### Required work
Skip the pictures and repeat each line of the data exactly.

### Dataset excerpt
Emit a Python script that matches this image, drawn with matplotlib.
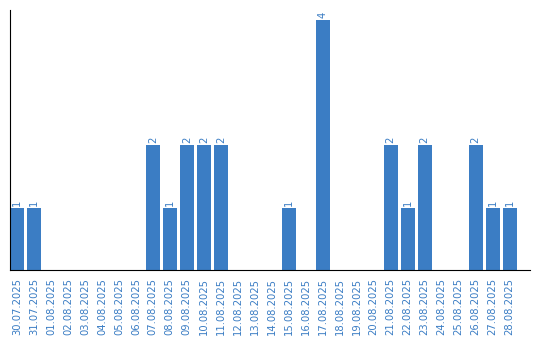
import matplotlib
matplotlib.use('Agg')
import matplotlib.pyplot as plt

# daily counts
dates = ['30.07.2025', '31.07.2025', '01.08.2025', '02.08.2025', '03.08.2025', '04.08.2025',
         '05.08.2025', '06.08.2025', '07.08.2025', '08.08.2025', '09.08.2025', '10.08.2025',
         '11.08.2025', '12.08.2025', '13.08.2025', '14.08.2025', '15.08.2025', '16.08.2025',
         '17.08.2025', '18.08.2025', '19.08.2025', '20.08.2025', '21.08.2025', '22.08.2025',
         '23.08.2025', '24.08.2025', '25.08.2025', '26.08.2025', '27.08.2025', '28.08.2025']
counts = [1, 1, 0, 0, 0, 0, 0, 0, 2, 1, 2, 2, 2, 0, 0, 0, 1, 0, 4, 0, 0, 0, 2, 1, 2, 0, 0, 2, 1, 1]

blue = '#3b7dc4'

fig = plt.figure(figsize=(5.4, 3.4), dpi=100)
ax = fig.add_axes([10/540, 1 - 270/340, 520/540, 260/340])

x = list(range(len(dates)))
bars = ax.bar(x, counts, width=0.82, color=blue)

for xi, v in zip(x, counts):
    if v > 0:
        ax.text(xi, v + 0.03, str(v), rotation=90, ha='center', va='bottom',
                color=blue, fontsize=7.2)

ax.set_xlim(-0.41, 30.2)
ax.set_ylim(0, 4.16)
ax.set_xticks(x)
ax.set_xticklabels(dates, rotation=90, color=blue, fontsize=7.2)
ax.tick_params(axis='x', length=0, pad=6)
ax.set_yticks([])
ax.spines['top'].set_visible(False)
ax.spines['right'].set_visible(False)

fig.savefig('out.png', dpi=100)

### Task result
Emit a Python script that matches this image, drawn with matplotlib.
import matplotlib
matplotlib.use('Agg')
import matplotlib.pyplot as plt

# daily counts
dates = ['30.07.2025', '31.07.2025', '01.08.2025', '02.08.2025', '03.08.2025', '04.08.2025',
         '05.08.2025', '06.08.2025', '07.08.2025', '08.08.2025', '09.08.2025', '10.08.2025',
         '11.08.2025', '12.08.2025', '13.08.2025', '14.08.2025', '15.08.2025', '16.08.2025',
         '17.08.2025', '18.08.2025', '19.08.2025', '20.08.2025', '21.08.2025', '22.08.2025',
         '23.08.2025', '24.08.2025', '25.08.2025', '26.08.2025', '27.08.2025', '28.08.2025']
counts = [1, 1, 0, 0, 0, 0, 0, 0, 2, 1, 2, 2, 2, 0, 0, 0, 1, 0, 4, 0, 0, 0, 2, 1, 2, 0, 0, 2, 1, 1]

blue = '#3b7dc4'

fig = plt.figure(figsize=(5.4, 3.4), dpi=100)
ax = fig.add_axes([10/540, 1 - 270/340, 520/540, 260/340])

x = list(range(len(dates)))
bars = ax.bar(x, counts, width=0.82, color=blue)

for xi, v in zip(x, counts):
    if v > 0:
        ax.text(xi, v + 0.03, str(v), rotation=90, ha='center', va='bottom',
                color=blue, fontsize=7.2)

ax.set_xlim(-0.41, 30.2)
ax.set_ylim(0, 4.16)
ax.set_xticks(x)
ax.set_xticklabels(dates, rotation=90, color=blue, fontsize=7.2)
ax.tick_params(axis='x', length=0, pad=6)
ax.set_yticks([])
ax.spines['top'].set_visible(False)
ax.spines['right'].set_visible(False)

fig.savefig('out.png', dpi=100)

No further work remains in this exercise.